Przewodniczący klubu radnych PiS Maciej Wąsik przekonywał, że pomnik światła to ważna próba upamiętnienia ofiar katastrofy smoleńskiej. Koncepcję określił jako "projekt kompromisu, zgody", choć zaznaczył, że budzi ona kontrowersje. Podkreślił również, że podczas wysłuchania publicznego na posiedzeniu komisji kultury i promocji miasta autor projektu architekt Paweł Szychalski opowiedziałby m.in. o jego genezie.

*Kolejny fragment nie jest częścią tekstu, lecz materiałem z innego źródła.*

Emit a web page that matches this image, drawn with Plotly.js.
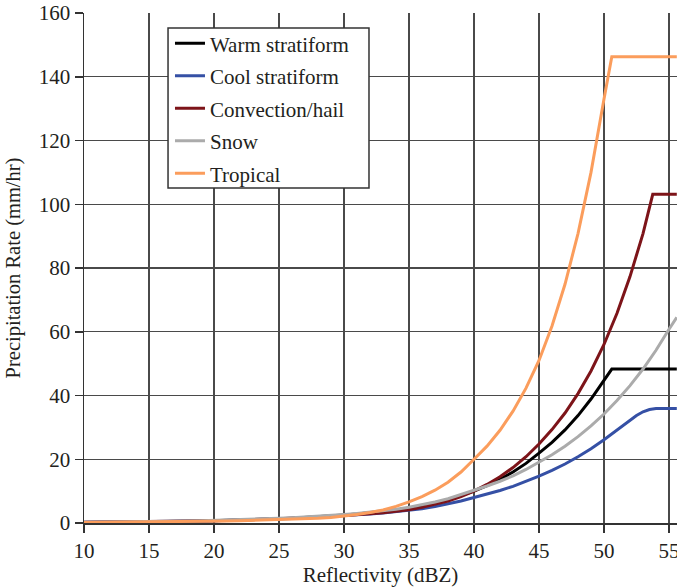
<!DOCTYPE html>
<html>
<head>
<meta charset="utf-8">
<script src="https://cdn.plot.ly/plotly-3.0.1.min.js"></script>
<style>
  html, body { margin: 0; padding: 0; background: #ffffff; }
  #chart { width: 677px; height: 587px; }
</style>
</head>
<body>
<div id="chart"></div>
<script>
// Reflectivity (dBZ) sample points shared by all Z-R curves, 10 to 50 dBZ
const dbz = [10, 11, 12, 13, 14, 15, 16, 17, 18, 19,
             20, 21, 22, 23, 24, 25, 26, 27, 28, 29,
             30, 31, 32, 33, 34, 35, 36, 37, 38, 39,
             40, 41, 42, 43, 44, 45, 46, 47, 48, 49, 50];

// Precipitation rate (mm/hr) for each relation at the points above
const warmStratiform = [0.15, 0.17, 0.2, 0.24, 0.28, 0.33, 0.38, 0.44, 0.51, 0.59,
                        0.68, 0.78, 0.89, 1.02, 1.16, 1.32, 1.5, 1.7, 1.93, 2.19,
                        2.48, 2.8, 3.17, 3.6, 4.08, 4.65, 5.35, 6.2, 7.2, 8.5,
                        10.0, 11.7, 13.7, 16.0, 18.7, 21.9, 25.3, 29.2, 33.7, 38.9, 44.7];
const coolStratiform = [0.25, 0.27, 0.3, 0.33, 0.37, 0.41, 0.46, 0.52, 0.58, 0.65,
                        0.73, 0.82, 0.92, 1.03, 1.16, 1.3, 1.45, 1.62, 1.81, 2.02,
                        2.25, 2.5, 2.8, 3.12, 3.5, 3.92, 4.5, 5.2, 5.95, 6.9,
                        8.0, 9.0, 10.2, 11.5, 13.0, 14.7, 16.5, 18.5, 20.8, 23.3, 26.1];
const convectionHail = [0.22, 0.25, 0.28, 0.32, 0.36, 0.41, 0.46, 0.52, 0.58, 0.65,
                        0.73, 0.82, 0.92, 1.03, 1.15, 1.29, 1.44, 1.61, 1.8, 2.02,
                        2.27, 2.55, 2.87, 3.24, 3.67, 4.15, 4.9, 5.8, 6.9, 8.3,
                        10.0, 12.1, 14.5, 17.4, 20.8, 24.8, 29.3, 34.5, 40.6, 47.7, 56.0];
const snow = [0.2, 0.23, 0.27, 0.31, 0.36, 0.41, 0.47, 0.54, 0.62, 0.7,
              0.8, 0.91, 1.03, 1.17, 1.32, 1.49, 1.68, 1.89, 2.12, 2.38,
              2.67, 3.0, 3.38, 3.82, 4.32, 4.95, 5.7, 6.6, 7.6, 8.9,
              10.3, 11.6, 13.1, 14.8, 16.8, 19.0, 21.4, 24.1, 27.1, 30.5, 34.2];
const tropical = [0.18, 0.2, 0.22, 0.25, 0.28, 0.31, 0.35, 0.39, 0.44, 0.5,
                  0.56, 0.63, 0.71, 0.8, 0.9, 1.02, 1.15, 1.3, 1.48, 1.75,
                  2.15, 2.65, 3.3, 4.1, 5.2, 6.6, 8.3, 10.3, 12.8, 16.0,
                  20.0, 24.1, 29.1, 35.1, 42.3, 51.0, 61.8, 74.9, 90.8, 110.0, 133.0];

// Upper ends of each curve above 50 dBZ (rate caps included)
const warmTailDbz = [50.6, 55.6];
const warmTailRate = [48.3, 48.3];
const coolTailDbz = [51, 52, 52.5, 53, 53.5, 54, 55.6];
const coolTailRate = [29.2, 32.2, 33.7, 34.9, 35.6, 35.9, 35.9];
const convTailDbz = [51, 52, 53, 53.75, 55.6];
const convTailRate = [65.8, 77.3, 90.8, 103.1, 103.1];
const snowTailDbz = [51, 52, 53, 54, 55, 55.6];
const snowTailRate = [38.4, 43.1, 48.3, 54.2, 60.8, 64.5];
const tropTailDbz = [50.6, 55.6];
const tropTailRate = [146.3, 146.3];

const seriesNames = ['Warm stratiform', 'Cool stratiform', 'Convection/hail', 'Snow', 'Tropical'];
const seriesColors = ['#000000', '#3550a5', '#7d1419', '#ababab', '#fb9d5c'];

const xTicks = [10, 15, 20, 25, 30, 35, 40, 45, 50, 55];
const yTicks = [0, 20, 40, 60, 80, 100, 120, 140, 160];

const serif = 'Liberation Serif, Times New Roman, serif';
const textColor = '#231f20';

const curves = [
  [warmStratiform, warmTailDbz, warmTailRate],
  [coolStratiform, coolTailDbz, coolTailRate],
  [convectionHail, convTailDbz, convTailRate],
  [snow, snowTailDbz, snowTailRate],
  [tropical, tropTailDbz, tropTailRate]
];

const traces = curves.map(function (c, i) {
  return {
    type: 'scatter',
    mode: 'lines',
    name: seriesNames[i],
    legendgroup: 'g' + i,
    x: dbz.concat(c[1]),
    y: c[0].concat(c[2]),
    line: { color: seriesColors[i], width: 3 },
    hoverinfo: 'skip'
  };
});

const axisCommon = {
  showgrid: true,
  gridcolor: '#4a4a4a',
  gridwidth: 1.3,
  zeroline: false,
  showline: true,
  linecolor: '#333333',
  linewidth: 1.5,
  ticks: 'outside',
  ticklen: 8,
  tickwidth: 1.5,
  tickcolor: '#333333',
  tickfont: { family: serif, size: 21, color: textColor },
  ticklabeloverflow: 'allow'
};

const layout = {
  width: 677,
  height: 587,
  margin: { l: 84, r: 0, t: 13, b: 64 },
  paper_bgcolor: '#ffffff',
  plot_bgcolor: '#ffffff',
  showlegend: true,
  // white framed panel behind the legend entries
  shapes: [{
    type: 'rect', layer: 'above',
    xref: 'paper', yref: 'paper',
    x0: 0.1417, x1: 0.4806, y0: 0.6569, y1: 0.9706,
    fillcolor: '#ffffff',
    line: { color: '#333333', width: 1.5 }
  }],
  legend: {
    x: 0.145, y: 0.9801, xanchor: 'left', yanchor: 'top',
    bgcolor: 'rgba(0,0,0,0)',
    borderwidth: 0,
    font: { family: serif, size: 21, color: textColor },
    tracegroupgap: 2.2,
    itemwidth: 30
  },
  xaxis: Object.assign({}, axisCommon, {
    range: [10, 55.615],
    tickvals: xTicks,
    ticktext: xTicks.map(String),
    title: { text: 'Reflectivity (dBZ)', font: { family: serif, size: 21, color: textColor }, standoff: 5 }
  }),
  yaxis: Object.assign({}, axisCommon, {
    range: [0, 160],
    tickvals: yTicks,
    ticktext: yTicks.map(String),
    title: { text: 'Precipitation Rate (mm/hr)', font: { family: serif, size: 20.5, color: textColor }, standoff: 12 }
  })
};

Plotly.newPlot('chart', traces, layout, { displayModeBar: false, staticPlot: true });
</script>
</body>
</html>
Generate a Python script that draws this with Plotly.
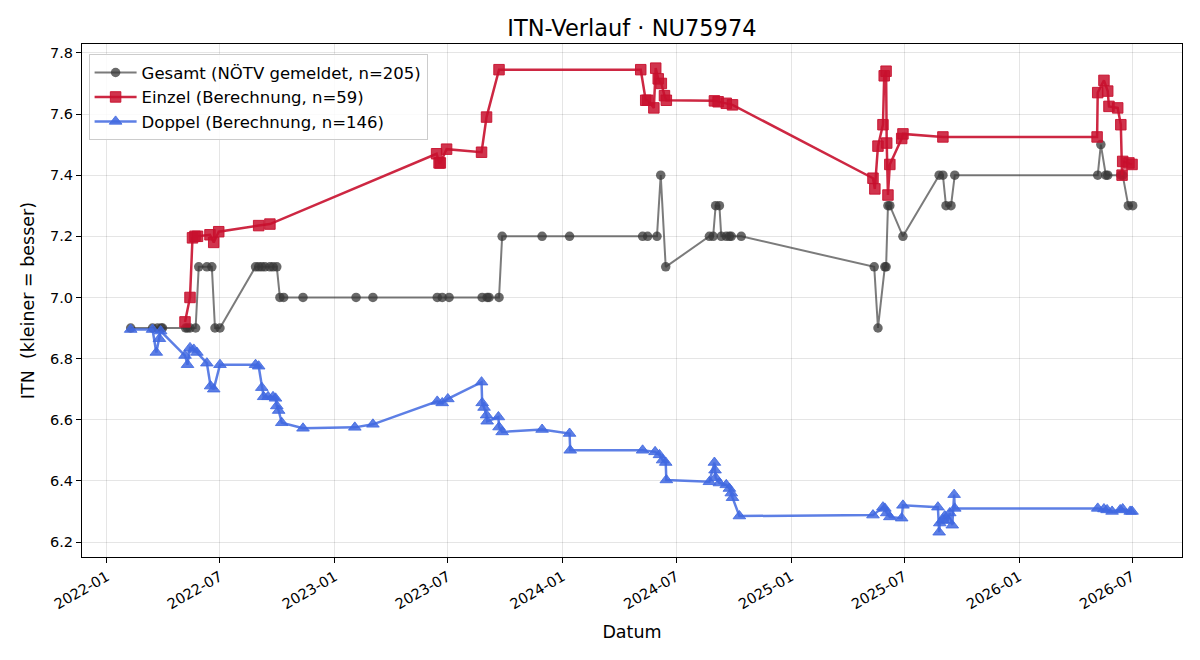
import plotly.graph_objects as go

# ---------------- data ----------------
gesamt_dates = [
    "2022-02-08", "2022-03-15", "2022-03-23", "2022-03-29", "2022-03-31",
    "2022-05-07", "2022-05-10", "2022-05-14", "2022-05-23", "2022-05-28",
    "2022-06-10", "2022-06-18", "2022-06-23", "2022-07-01", "2022-08-27",
    "2022-09-01", "2022-09-06", "2022-09-11", "2022-09-19", "2022-09-24",
    "2022-09-30", "2022-10-05", "2022-10-11", "2022-11-11", "2023-02-04",
    "2023-03-03", "2023-06-14", "2023-06-22", "2023-07-03", "2023-08-25",
    "2023-09-02", "2023-09-05", "2023-09-21", "2023-09-26", "2023-11-29",
    "2024-01-12", "2024-05-08", "2024-05-16", "2024-05-31", "2024-06-06",
    "2024-06-14", "2024-08-23", "2024-08-29", "2024-09-02", "2024-09-08",
    "2024-09-11", "2024-09-19", "2024-09-24", "2024-09-27", "2024-10-13",
    "2025-05-14", "2025-05-20", "2025-05-31", "2025-06-02", "2025-06-05",
    "2025-06-08", "2025-06-29", "2025-08-26", "2025-09-01", "2025-09-06",
    "2025-09-14", "2025-09-20", "2026-05-07", "2026-05-12", "2026-05-20",
    "2026-05-23", "2026-06-13", "2026-06-16", "2026-06-25", "2026-07-02",
]
gesamt_itn = [
    6.90, 6.90, 6.90, 6.90, 6.90,
    6.90, 6.90, 6.90, 6.90, 7.10,
    7.10, 7.10, 6.90, 6.90, 7.10,
    7.10, 7.10, 7.10, 7.10, 7.10,
    7.10, 7.00, 7.00, 7.00, 7.00,
    7.00, 7.00, 7.00, 7.00, 7.00,
    7.00, 7.00, 7.00, 7.20, 7.20,
    7.20, 7.20, 7.20, 7.20, 7.40,
    7.10, 7.20, 7.20, 7.30, 7.30,
    7.20, 7.20, 7.20, 7.20, 7.20,
    7.10, 6.90, 7.10, 7.10, 7.30,
    7.30, 7.20, 7.40, 7.40, 7.30,
    7.30, 7.40, 7.40, 7.50, 7.40,
    7.40, 7.40, 7.40, 7.30, 7.30,
]

einzel_dates = [
    "2022-05-06", "2022-05-14", "2022-05-18", "2022-05-22", "2022-05-26",
    "2022-06-15", "2022-06-21", "2022-06-29", "2022-09-01", "2022-09-19",
    "2023-06-13", "2023-06-17", "2023-06-19", "2023-06-29", "2023-08-24",
    "2023-09-01", "2023-09-21", "2024-05-05", "2024-05-13", "2024-05-16",
    "2024-05-26", "2024-05-29", "2024-06-02", "2024-06-07", "2024-06-12",
    "2024-06-15", "2024-08-31", "2024-09-06", "2024-09-19", "2024-09-29",
    "2025-05-12", "2025-05-15", "2025-05-20", "2025-05-28", "2025-05-30",
    "2025-06-02", "2025-06-03", "2025-06-05", "2025-06-08", "2025-06-27",
    "2025-06-29", "2025-09-01", "2026-05-06", "2026-05-07", "2026-05-17",
    "2026-05-23", "2026-05-25", "2026-06-08", "2026-06-13", "2026-06-15",
    "2026-06-16", "2026-06-26", "2026-07-01",
]
einzel_itn = [
    6.92, 7.00, 7.195, 7.20, 7.20,
    7.205, 7.18, 7.215, 7.235, 7.24,
    7.47, 7.44, 7.44, 7.485, 7.475,
    7.59, 7.745, 7.745, 7.645, 7.645,
    7.62, 7.75, 7.715, 7.70, 7.66,
    7.645, 7.643, 7.64, 7.635, 7.63,
    7.39, 7.355, 7.495, 7.565, 7.725,
    7.74, 7.505, 7.335, 7.435, 7.52,
    7.535, 7.525, 7.525, 7.67, 7.71,
    7.675, 7.625, 7.62, 7.565, 7.40,
    7.445, 7.44, 7.435,
]

doppel_dates = [
    "2022-02-08", "2022-03-15", "2022-03-21", "2022-03-26", "2022-03-28",
    "2022-05-06", "2022-05-10", "2022-05-14", "2022-05-20", "2022-05-25",
    "2022-06-10", "2022-06-16", "2022-06-21", "2022-07-01", "2022-08-27",
    "2022-09-01", "2022-09-06", "2022-09-09", "2022-09-16", "2022-09-24",
    "2022-09-28", "2022-09-30", "2022-10-03", "2022-10-08", "2022-11-11",
    "2023-02-02", "2023-03-03", "2023-06-14", "2023-06-22", "2023-07-01",
    "2023-08-24", "2023-08-25", "2023-08-28", "2023-09-01", "2023-09-02",
    "2023-09-20", "2023-09-21", "2023-09-26", "2023-11-29", "2024-01-12",
    "2024-01-13", "2024-05-08", "2024-05-28", "2024-06-04", "2024-06-09",
    "2024-06-14", "2024-06-15", "2024-08-23", "2024-08-31", "2024-09-01",
    "2024-09-02", "2024-09-08", "2024-09-19", "2024-09-24", "2024-09-27",
    "2024-09-29", "2024-10-10", "2025-05-12", "2025-05-28", "2025-05-31",
    "2025-06-03", "2025-06-08", "2025-06-27", "2025-06-29", "2025-08-24",
    "2025-08-26", "2025-08-27", "2025-09-01", "2025-09-04", "2025-09-09",
    "2025-09-12", "2025-09-16", "2025-09-19", "2025-09-20", "2026-05-07",
    "2026-05-17", "2026-05-22", "2026-05-30", "2026-06-12", "2026-06-16",
    "2026-06-28", "2026-07-01",
]
doppel_itn = [
    6.895, 6.895, 6.82, 6.865, 6.89,
    6.81, 6.78, 6.835, 6.83, 6.82,
    6.785, 6.71, 6.70, 6.78, 6.78,
    6.775, 6.705, 6.675, 6.675, 6.675,
    6.67, 6.645, 6.63, 6.59, 6.572,
    6.575, 6.585, 6.66, 6.655, 6.668,
    6.723, 6.655, 6.64, 6.615, 6.595,
    6.609, 6.576, 6.56, 6.568, 6.555,
    6.50, 6.50, 6.495, 6.485, 6.468,
    6.46, 6.403, 6.397, 6.46, 6.435,
    6.41, 6.393, 6.387, 6.375, 6.36,
    6.345, 6.285, 6.288, 6.314, 6.31,
    6.295, 6.282, 6.278, 6.32, 6.314,
    6.232, 6.262, 6.272, 6.285, 6.27,
    6.295, 6.255, 6.355, 6.31, 6.31,
    6.308, 6.305, 6.30, 6.305, 6.308,
    6.30, 6.30,
]

series_names = [
    "Gesamt (NÖTV gemeldet, n=205)",
    "Einzel (Berechnung, n=59)",
    "Doppel (Berechnung, n=146)",
]

# ---------------- figure ----------------
fig = go.Figure()

fig.add_trace(go.Scatter(
    x=gesamt_dates, y=gesamt_itn, mode="lines+markers", name=series_names[0],
    line=dict(color="rgba(60,60,60,0.68)", width=2),
    marker=dict(symbol="circle", size=9.5, color="rgba(55,55,55,0.75)",
                line=dict(width=0)),
))
fig.add_trace(go.Scatter(
    x=einzel_dates, y=einzel_itn, mode="lines+markers", name=series_names[1],
    line=dict(color="rgba(200,16,46,0.9)", width=2.5),
    marker=dict(symbol="square", size=10.5, color="rgba(200,16,46,0.85)",
                line=dict(width=1, color="rgba(200,16,46,0.9)")),
))
fig.add_trace(go.Scatter(
    x=doppel_dates, y=doppel_itn, mode="lines+markers", name=series_names[2],
    line=dict(color="rgba(65,105,225,0.85)", width=2.5),
    marker=dict(symbol="triangle-up", size=11, color="rgba(65,105,225,0.85)",
                line=dict(width=1, color="rgba(65,105,225,0.85)")),
))

axis_common = dict(
    showline=True, linecolor="black", linewidth=1, mirror=True,
    ticks="outside", ticklen=5, tickcolor="black",
    showgrid=True, gridcolor="rgba(0,0,0,0.1)", gridwidth=1,
    zeroline=False, tickfont=dict(size=14.5, color="black"),
)

fig.update_layout(
    width=1200, height=660,
    margin=dict(l=82, r=18, t=44, b=103),
    paper_bgcolor="white", plot_bgcolor="white",
    font=dict(family="DejaVu Sans", size=14, color="black"),
    title=dict(text="ITN-Verlauf · NU75974", x=0.5266, xanchor="center",
               y=0.958, yanchor="middle", font=dict(size=22.5)),
    legend=dict(x=0.006, y=0.98, xanchor="left", yanchor="top",
                bgcolor="rgba(255,255,255,0.85)", bordercolor="#cccccc",
                borderwidth=1, font=dict(size=16.5), tracegroupgap=0,
                itemwidth=42),
    xaxis=dict(
        axis_common,
        type="date", range=["2021-11-22", "2026-09-19"],
        tick0="2022-01-01", dtick="M6", tickformat="%Y-%m", tickangle=-30,
        title=dict(text="Datum", font=dict(size=17.5), standoff=14),
    ),
    yaxis=dict(
        axis_common,
        range=[6.151, 7.829], tick0=6.2, dtick=0.2, tickformat=".1f",
        title=dict(text="ITN  (kleiner = besser)", font=dict(size=17.5), standoff=10),
    ),
)

fig.write_html("out.html")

Projekt uchwały otrzymał jednak negatywną komisji kultury i promocji miasta. Przeciwne wysłuchaniu w sprawie koncepcji pomnika były kluby PO i SLD. Za jego odrzuceniem zagłosowało 34 radnych, przeciwnych odrzuceniu było 8 radnych, jedna osoba wstrzymała się od głosu. - Ten projekt doskonale znamy, był wysoko oceniony przez fuhrera III Rzeszy; różnice są niewielkie - ironizował Andrzej Golimont z klubu radnych SLD. Golimont pokazał radnym zdjęcie projektu architekta pracującego dla Adolfa Hitlera Alberta Speera "Katedra Świateł". - Mówicie o uczczeniu ofiar, część rodzin mówiła, że takiego uczczenia faszystowskimi pomysłami sobie nie życzy - zaznaczył. Dodał, że projekt ma negatywną opinię konserwatora zabytków.
Z kolei przewodniczący klubu PO Jarosław Szostakowski mówił, że procedura dotycząca budowy pomników nie zakłada popularyzacji tej czy innej koncepcji. - Wydaje się, że Rada Warszawy to coś więcej niż klub PiS a ta uchwała świadczy, że wnioskodawcy nie do końca zdają sobie z tego sprawę - zauważył z przekąsem.
W projekcie uchwały zaznaczono, że wysłuchanie publiczne w sprawie koncepcji "Pomnika światła" miałoby się odbyć na zwołanym tylko w tym celu posiedzeniu komisji kultury i promocji miasta.